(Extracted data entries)
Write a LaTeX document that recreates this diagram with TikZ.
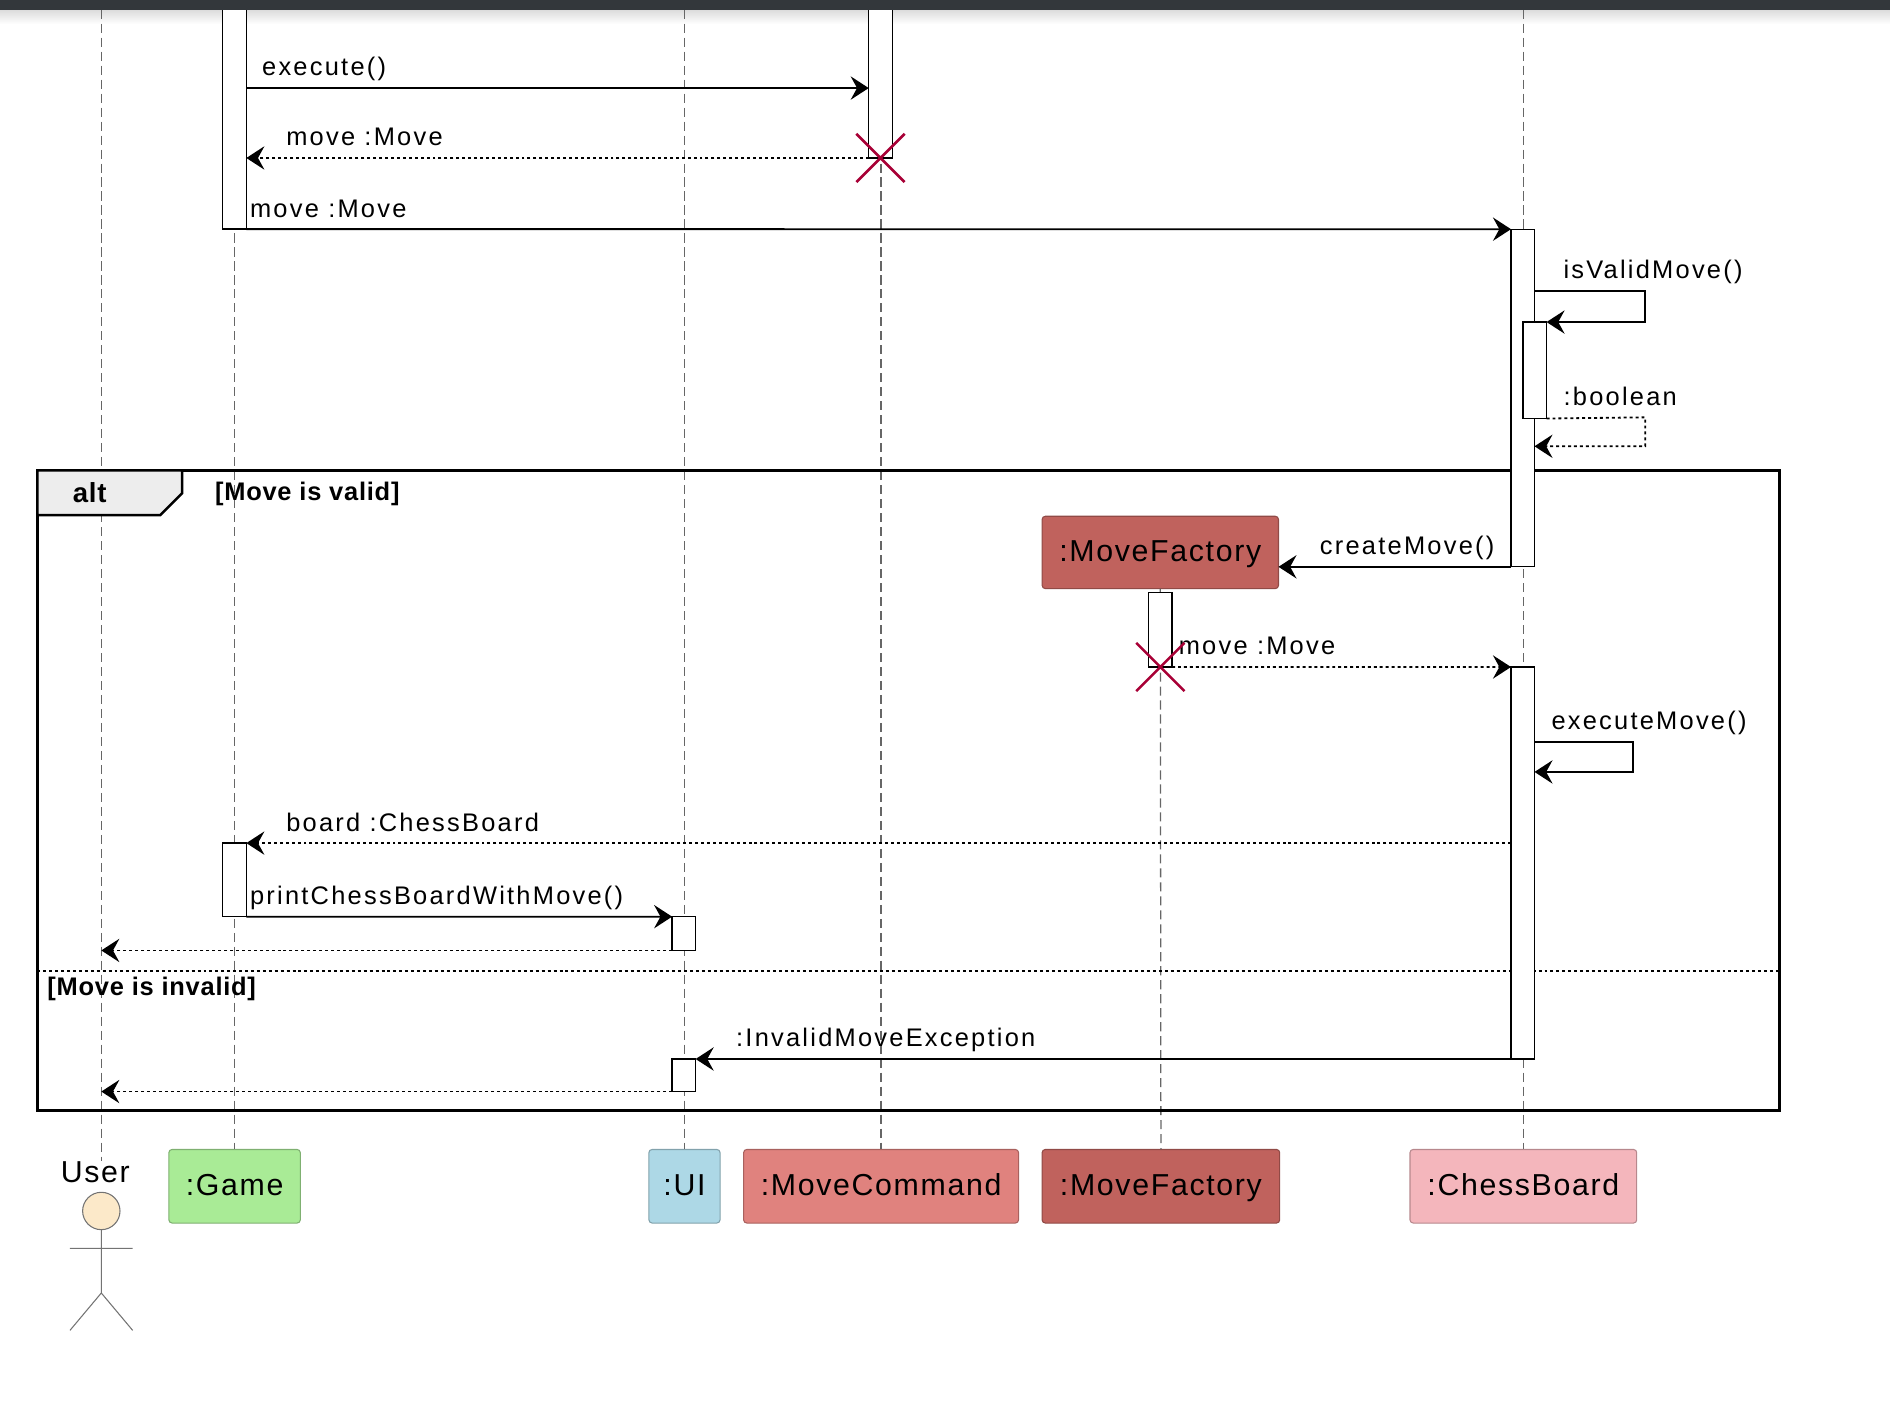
\documentclass[tikz,border=0pt]{standalone}
\usepackage{fontspec}
\setmainfont{Liberation Sans}
\newfontfamily\msgfont[LetterSpace=8.8]{Liberation Sans}
\newfontfamily\headfont[LetterSpace=5.5]{Liberation Sans}
\newfontfamily\framefont[LetterSpace=3]{Liberation Sans}
\usetikzlibrary{arrows.meta}

\definecolor{gamegreen}{HTML}{A9EB96}
\definecolor{uiblue}{HTML}{ADD8E6}
\definecolor{cmdred}{HTML}{E0827E}
\definecolor{factoryred}{HTML}{C0625D}
\definecolor{boardpink}{HTML}{F4B6BC}
\definecolor{killred}{HTML}{A80036}
\definecolor{actorskin}{HTML}{FCE9C9}
\definecolor{topbar}{HTML}{33373B}

\tikzset{
  lifeline/.style={black!60, line width=0.6pt, dash pattern=on 4.3pt off 2.3pt},
  bar/.style={draw, fill=white, line width=0.6pt, minimum width=0.39cm, inner sep=0pt, outer sep=0pt, anchor=north},
  msg/.style={line width=0.85pt, -{Stealth[length=8.5pt, width=11pt, inset=3pt]}},
  ret/.style={msg, dash pattern=on 1.4pt off 1.4pt},
  lbl/.style={font=\msgfont\fontsize{12}{14}\selectfont, anchor=base west, inner sep=0pt},
  head/.style={draw=#1!75!black, fill=#1, line width=0.5pt, rounded corners=1.5pt, minimum height=1.22cm, inner sep=0pt, outer sep=0pt, text height=10.5pt, text depth=2pt, font=\headfont\fontsize{14.3}{16}\selectfont},
  guard/.style={font=\framefont\bfseries\fontsize{12}{14}\selectfont, anchor=base west, inner sep=0pt},
  kill/.style={killred, line width=1.2pt},
}

\begin{document}
\begin{tikzpicture}[x=0.02cm, y=-0.02cm]
  \useasboundingbox (0,0) rectangle (1567,1170.7);
  \shade[top color=black!14, bottom color=white] (0,8) rectangle (1567,20);

  % participants at the bottom
  \node[head=gamegreen, minimum width=2.18cm] (game) at (194.5,983.5) {:Game};
  \node[head=uiblue, minimum width=1.18cm] (ui) at (567.5,983.5) {:UI};
  \node[head=cmdred, minimum width=4.56cm] (cmd) at (730.5,983.5) {:MoveCommand};
  \node[head=factoryred, minimum width=3.94cm] (factory) at (962.5,983.5) {:MoveFactory};
  \node[head=boardpink, minimum width=3.76cm] (board) at (1263,983.5) {:ChessBoard};
  \node[head=factoryred, minimum width=3.92cm, minimum height=1.2cm] (newfactory) at (962,458) {:MoveFactory};

  % actor
  \node[font=\headfont\fontsize{14.3}{16}\selectfont, inner sep=0pt] (user) at (79,972) {User};
  \node[circle, draw=black!55, fill=actorskin, line width=0.5pt, minimum size=0.62cm, inner sep=0pt] (userhead) at (84,1004) {};
  \coordinate (hip) at (84,1072);
  \draw[black!55, line width=0.5pt] (userhead.south) -- (hip) (58,1035) -- (110,1035) (58,1103) -- (hip) -- (110,1103);

  % lifelines
  \draw[lifeline] (userhead |- 0,8) -- (userhead |- user.north);
  \draw[lifeline] (game.north |- 0,8) -- (game.north);
  \draw[lifeline] (ui.north |- 0,8) -- (ui.north);
  \draw[lifeline] (cmd.north |- 0,8) -- (cmd.north);
  \draw[lifeline] (newfactory.south) -- (factory.north);
  \draw[lifeline] (board.north |- 0,8) -- (board.north);

  % alt frame
  \draw[line width=1.4pt] (31,390) rectangle (1475,921);
  \filldraw[fill=black!7, line width=1.2pt] (31,390) -- (151,390) -- (151,409) -- (133,427) -- (31,427) -- cycle;
  \node[guard, font=\framefont\bfseries\fontsize{13}{15}\selectfont] (alt) at (60,417) {alt};
  \node[guard] (valid) at (178,415) {[Move is valid]};
  \draw[line width=0.8pt, dash pattern=on 1.4pt off 1.4pt] (31,805) -- (1475,805);
  \node[guard] (invalid) at (39,825) {[Move is invalid]};

  % activations
  \node[bar, minimum height=3.8cm] (g1) at (194.5,0) {};
  \node[bar, minimum height=2.62cm] (c1) at (730,0) {};
  \node[bar, minimum height=5.6cm] (b1) at (1262.5,190) {};
  \node[bar, minimum height=1.6cm] (b2) at (1272.5,267) {};
  \node[bar, minimum height=1.24cm] (f1) at (962,491) {};
  \node[bar, minimum height=6.5cm] (b3) at (1262.5,553) {};
  \node[bar, minimum height=1.22cm] (g2) at (194.5,699) {};
  \node[bar, minimum height=0.56cm] (u1) at (567,760) {};
  \node[bar, minimum height=0.54cm] (u2) at (567,878) {};

  % messages
  \draw[msg] (g1.east |- 0,73) -- (c1.west |- 0,73);
  \node[lbl] (m1) at (217,63) {execute()};
  \draw[ret] (c1.south) -- (g1.east |- c1.south);
  \node[lbl] (m2) at (237,121) {move :Move};
  \draw[kill] (c1.south) +(-20,-20) -- +(20,20) (c1.south) +(-20,20) -- +(20,-20);

  \draw[msg] (g1.south east) -- (b1.north west);
  \node[lbl] (m3) at (207,180) {move :Move};

  \draw[msg] (b1.east |- 0,241) -- (1364,241) -- (1364,267) -- (b2.north east);
  \node[lbl] (m4) at (1296,231) {isValidMove()};
  \draw[ret] (b2.south east) -- (1364,346) -- (1364,370) -- (b1.east |- 0,370);
  \node[lbl] (m5) at (1296,336) {:boolean};

  \draw[msg] (b1.south west) -- (newfactory.east |- b1.south);
  \node[lbl] (m6) at (1094,460) {createMove()};

  \draw[ret] (f1.south east) -- (b3.north west);
  \node[lbl] (m7) at (977,543) {move :Move};
  \draw[kill] (f1.south) +(-20,-20) -- +(20,20) (f1.south) +(-20,20) -- +(20,-20);

  \draw[msg] (b3.east |- 0,615) -- (1354,615) -- (1354,640) -- (b3.east |- 0,640);
  \node[lbl] (m8) at (1286,605) {executeMove()};

  \draw[ret] (b3.west |- g2.north) -- (g2.north east);
  \node[lbl] (m9) at (237,689) {board :ChessBoard};

  \draw[msg] (g2.south east) -- (u1.north west);
  \node[lbl] (m10) at (207,750) {printChessBoardWithMove()};
  \draw[ret] (u1.south west) -- (userhead |- u1.south west);

  \draw[msg] (b3.south west) -- (u2.north east);
  \node[lbl] (m11) at (610,868) {:InvalidMoveException};
  \draw[ret] (u2.south west) -- (userhead |- u2.south west);

  % window strip on top
  \fill[topbar] (0,0) rectangle (1567,8);
\end{tikzpicture}
\end{document}
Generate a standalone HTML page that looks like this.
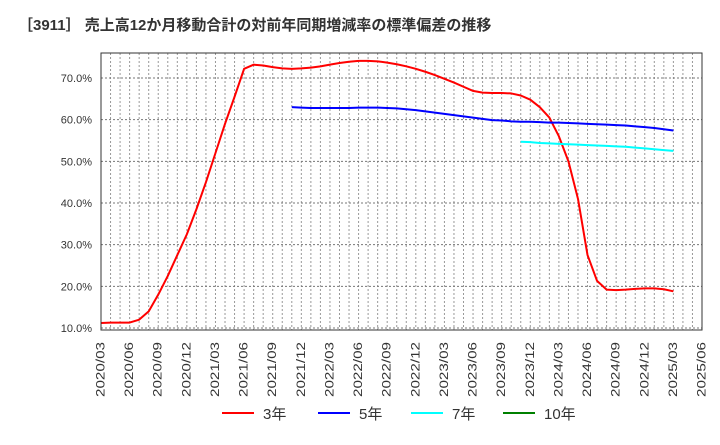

**Direction:**
Each record should be quoted exactly, with the images omitted.

**Result below:**
Write a LaTeX document that recreates this diagram with TikZ.
\documentclass[tikz,border=0pt]{standalone}
\usepackage{fontspec}
\setmainfont{Liberation Sans}
\newfontfamily\msgfont[LetterSpace=8.8]{Liberation Sans}
\newfontfamily\headfont[LetterSpace=5.5]{Liberation Sans}
\newfontfamily\framefont[LetterSpace=3]{Liberation Sans}
\usetikzlibrary{arrows.meta}

\definecolor{gamegreen}{HTML}{A9EB96}
\definecolor{uiblue}{HTML}{ADD8E6}
\definecolor{cmdred}{HTML}{E0827E}
\definecolor{factoryred}{HTML}{C0625D}
\definecolor{boardpink}{HTML}{F4B6BC}
\definecolor{killred}{HTML}{A80036}
\definecolor{actorskin}{HTML}{FCE9C9}
\definecolor{topbar}{HTML}{33373B}

\tikzset{
  lifeline/.style={black!60, line width=0.6pt, dash pattern=on 4.3pt off 2.3pt},
  bar/.style={draw, fill=white, line width=0.6pt, minimum width=0.39cm, inner sep=0pt, outer sep=0pt, anchor=north},
  msg/.style={line width=0.85pt, -{Stealth[length=8.5pt, width=11pt, inset=3pt]}},
  ret/.style={msg, dash pattern=on 1.4pt off 1.4pt},
  lbl/.style={font=\msgfont\fontsize{12}{14}\selectfont, anchor=base west, inner sep=0pt},
  head/.style={draw=#1!75!black, fill=#1, line width=0.5pt, rounded corners=1.5pt, minimum height=1.22cm, inner sep=0pt, outer sep=0pt, text height=10.5pt, text depth=2pt, font=\headfont\fontsize{14.3}{16}\selectfont},
  guard/.style={font=\framefont\bfseries\fontsize{12}{14}\selectfont, anchor=base west, inner sep=0pt},
  kill/.style={killred, line width=1.2pt},
}

\begin{document}
\begin{tikzpicture}[x=0.02cm, y=-0.02cm]
  \useasboundingbox (0,0) rectangle (1567,1170.7);
  \shade[top color=black!14, bottom color=white] (0,8) rectangle (1567,20);

  % participants at the bottom
  \node[head=gamegreen, minimum width=2.18cm] (game) at (194.5,983.5) {:Game};
  \node[head=uiblue, minimum width=1.18cm] (ui) at (567.5,983.5) {:UI};
  \node[head=cmdred, minimum width=4.56cm] (cmd) at (730.5,983.5) {:MoveCommand};
  \node[head=factoryred, minimum width=3.94cm] (factory) at (962.5,983.5) {:MoveFactory};
  \node[head=boardpink, minimum width=3.76cm] (board) at (1263,983.5) {:ChessBoard};
  \node[head=factoryred, minimum width=3.92cm, minimum height=1.2cm] (newfactory) at (962,458) {:MoveFactory};

  % actor
  \node[font=\headfont\fontsize{14.3}{16}\selectfont, inner sep=0pt] (user) at (79,972) {User};
  \node[circle, draw=black!55, fill=actorskin, line width=0.5pt, minimum size=0.62cm, inner sep=0pt] (userhead) at (84,1004) {};
  \coordinate (hip) at (84,1072);
  \draw[black!55, line width=0.5pt] (userhead.south) -- (hip) (58,1035) -- (110,1035) (58,1103) -- (hip) -- (110,1103);

  % lifelines
  \draw[lifeline] (userhead |- 0,8) -- (userhead |- user.north);
  \draw[lifeline] (game.north |- 0,8) -- (game.north);
  \draw[lifeline] (ui.north |- 0,8) -- (ui.north);
  \draw[lifeline] (cmd.north |- 0,8) -- (cmd.north);
  \draw[lifeline] (newfactory.south) -- (factory.north);
  \draw[lifeline] (board.north |- 0,8) -- (board.north);

  % alt frame
  \draw[line width=1.4pt] (31,390) rectangle (1475,921);
  \filldraw[fill=black!7, line width=1.2pt] (31,390) -- (151,390) -- (151,409) -- (133,427) -- (31,427) -- cycle;
  \node[guard, font=\framefont\bfseries\fontsize{13}{15}\selectfont] (alt) at (60,417) {alt};
  \node[guard] (valid) at (178,415) {[Move is valid]};
  \draw[line width=0.8pt, dash pattern=on 1.4pt off 1.4pt] (31,805) -- (1475,805);
  \node[guard] (invalid) at (39,825) {[Move is invalid]};

  % activations
  \node[bar, minimum height=3.8cm] (g1) at (194.5,0) {};
  \node[bar, minimum height=2.62cm] (c1) at (730,0) {};
  \node[bar, minimum height=5.6cm] (b1) at (1262.5,190) {};
  \node[bar, minimum height=1.6cm] (b2) at (1272.5,267) {};
  \node[bar, minimum height=1.24cm] (f1) at (962,491) {};
  \node[bar, minimum height=6.5cm] (b3) at (1262.5,553) {};
  \node[bar, minimum height=1.22cm] (g2) at (194.5,699) {};
  \node[bar, minimum height=0.56cm] (u1) at (567,760) {};
  \node[bar, minimum height=0.54cm] (u2) at (567,878) {};

  % messages
  \draw[msg] (g1.east |- 0,73) -- (c1.west |- 0,73);
  \node[lbl] (m1) at (217,63) {execute()};
  \draw[ret] (c1.south) -- (g1.east |- c1.south);
  \node[lbl] (m2) at (237,121) {move :Move};
  \draw[kill] (c1.south) +(-20,-20) -- +(20,20) (c1.south) +(-20,20) -- +(20,-20);

  \draw[msg] (g1.south east) -- (b1.north west);
  \node[lbl] (m3) at (207,180) {move :Move};

  \draw[msg] (b1.east |- 0,241) -- (1364,241) -- (1364,267) -- (b2.north east);
  \node[lbl] (m4) at (1296,231) {isValidMove()};
  \draw[ret] (b2.south east) -- (1364,346) -- (1364,370) -- (b1.east |- 0,370);
  \node[lbl] (m5) at (1296,336) {:boolean};

  \draw[msg] (b1.south west) -- (newfactory.east |- b1.south);
  \node[lbl] (m6) at (1094,460) {createMove()};

  \draw[ret] (f1.south east) -- (b3.north west);
  \node[lbl] (m7) at (977,543) {move :Move};
  \draw[kill] (f1.south) +(-20,-20) -- +(20,20) (f1.south) +(-20,20) -- +(20,-20);

  \draw[msg] (b3.east |- 0,615) -- (1354,615) -- (1354,640) -- (b3.east |- 0,640);
  \node[lbl] (m8) at (1286,605) {executeMove()};

  \draw[ret] (b3.west |- g2.north) -- (g2.north east);
  \node[lbl] (m9) at (237,689) {board :ChessBoard};

  \draw[msg] (g2.south east) -- (u1.north west);
  \node[lbl] (m10) at (207,750) {printChessBoardWithMove()};
  \draw[ret] (u1.south west) -- (userhead |- u1.south west);

  \draw[msg] (b3.south west) -- (u2.north east);
  \node[lbl] (m11) at (610,868) {:InvalidMoveException};
  \draw[ret] (u2.south west) -- (userhead |- u2.south west);

  % window strip on top
  \fill[topbar] (0,0) rectangle (1567,8);
\end{tikzpicture}
\end{document}
Generate a standalone HTML page that looks like this.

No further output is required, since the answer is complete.